See, this is why the movie star system of financing sucks. And it does. There’s no defending it. It sucks because it means they will bend (or break) the character to fit the movie star instead of going out and finding the exact right person for the job. I would rather see no Reacher film at all than see Tom Cruise, who I think is a perfectly fine actor who has made many movies that I enjoy, come in and basically turn Reacher into Tom Cruise. I can already predict every note of how he’s going to play the part because I am a sentient being who has seen other Tom Cruise movies. He is a beloved movie star not because he has range, but precisely because he does not. When people walk up to the ticket window on opening night for his films, I can tell you from personal experience that most of those people will ask for a ticket to “Tom Cruise,” not whatever the film is actually called. That is superstardom. It is also not appropriate when you are trying to accurately bring a character that is so carefully defined on the page to life.
And I’m sure when Lee Child got that call, his first reaction was, “Well, sounds good to me.” And I don’t blame him. You get Tom Cruise attached, you get a fairly good shot at actually making the film. It won’t be his next movie unless the deal comes together crazy fast, and waiting for Cruise has killed more than one film in the past, but this package is starting to look like it’s going to happen. You’ve got Skydance, the financing company run by billionaire David Ellison, you’ve got Christopher McQuarrie directing from his own script (which I would LOOOOOOOOOVE to read, hint hint), and you’ve got Cruise now, in negotiations according to Mike Fleming.
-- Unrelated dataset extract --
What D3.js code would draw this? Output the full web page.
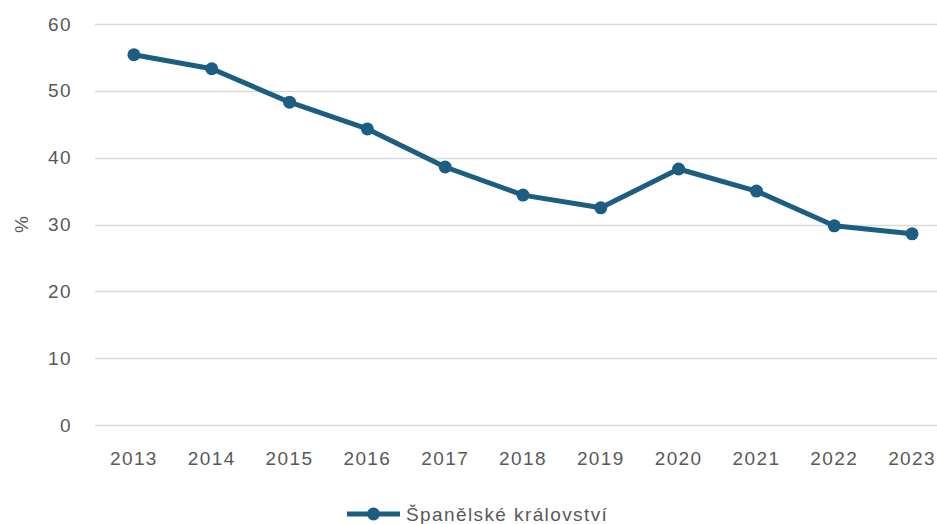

Reacher is six-foot-five in the books. Cruise is three-foot-four. In lifts. As Dan Fienberg just said to me, Peter Dinklage is more appropriate, both height-wise and in terms of being a no-flinching badass. When Cruise plays an action hero in something like the “Mission: Impossible” series, I’m fine with that, because Ethan Hunt is whatever the filmmakers tell us he is. He can be a sort of short wiry guy and I’ll buy it. But Jack Reacher is damn close to being a giant, and unless they’re going to shoot the entire film a la “Lord Of The Rings” to use forced perspective and make Cruise tower over everyone, it’s starting from a compromise that I, as a fan, don’t really want to make.
This speaks to a larger issue in Hollywood, and it’s one that I don’t see any way to fix any time soon. We have, as a culture, eliminated the genuinely gigantic macho man from the menu. We don’t really produce “MEN” for film anymore. We’ve got a lot of boys who are in their 40s and even 50s now, but they are still essentially boyish. We’ve moved away from the Superman ideal and embraced the Bruce Lee. No, not even that. It’s the Matt Damon that is the action hero ideal now. Small and ripped is fine these days, and it seems like there are very few action stars that break that mold. If they do, they never really seem to break through to mainstream success. Even Vin Diesel, who looks like muscle stacked on muscle when you see him on film, is in reality only four and a half feet tall. True fact.
That’s one of the reasons I advocated so strongly for Dwayne Johnson to get a shot at the role. He can act. He’s got charisma to burn. And he’s H U G E. I have been on several sets with him, and seeing him on the set of “Fast Five” was one of the few times I’ve ever felt like I was looking at a different species standing next to someone. He was just exaggeratedly large. One of his fists looked like it was the size of Patton Oswalt. He looked like he could punch a cruise ship to death.
And, hey, the books have only sold 40 million copies or so. No pressure. Look, I know Cruise is one of the producers on the series, the same way Di Caprio is a producer on the McGee series. So if they want to play the parts, they will, and there’s nothing I can say that would change their minds. Lee Child himself had this to say about Cruise, seemingly negating my complaints: “Reacher’s size in the books is a metaphor for an unstoppable force, which Cruise portrays in his own way.” Sigh. Yes, I’ve seen the “unstoppable force” of Tom Cruise, and while I know many people who love “A Few Good Men,” when I hear that, all I can picture is this little yappy chihuahua in Navy dress blues barking at Jack Nicholson in court until this battle-hardened general suddenly decides to implicate himself in a crime and spill the beans just to shut the little doggie up. I don’t buy “unstoppable force” Tom Cruise. And it kills me to disagree with Child on this.
“One Shot” happened to be the first book in the series I read, and by the time I was finished, I was hooked. I’m sure McQuarrie, who rewrote an earlier draft by Josh Olson, did a fine job adapting it, and I like him as a director, too. I want to be excited by this news. I want to anticipate this movie.
But with Tom Cruise? I can’t. I just freakin’ can’t.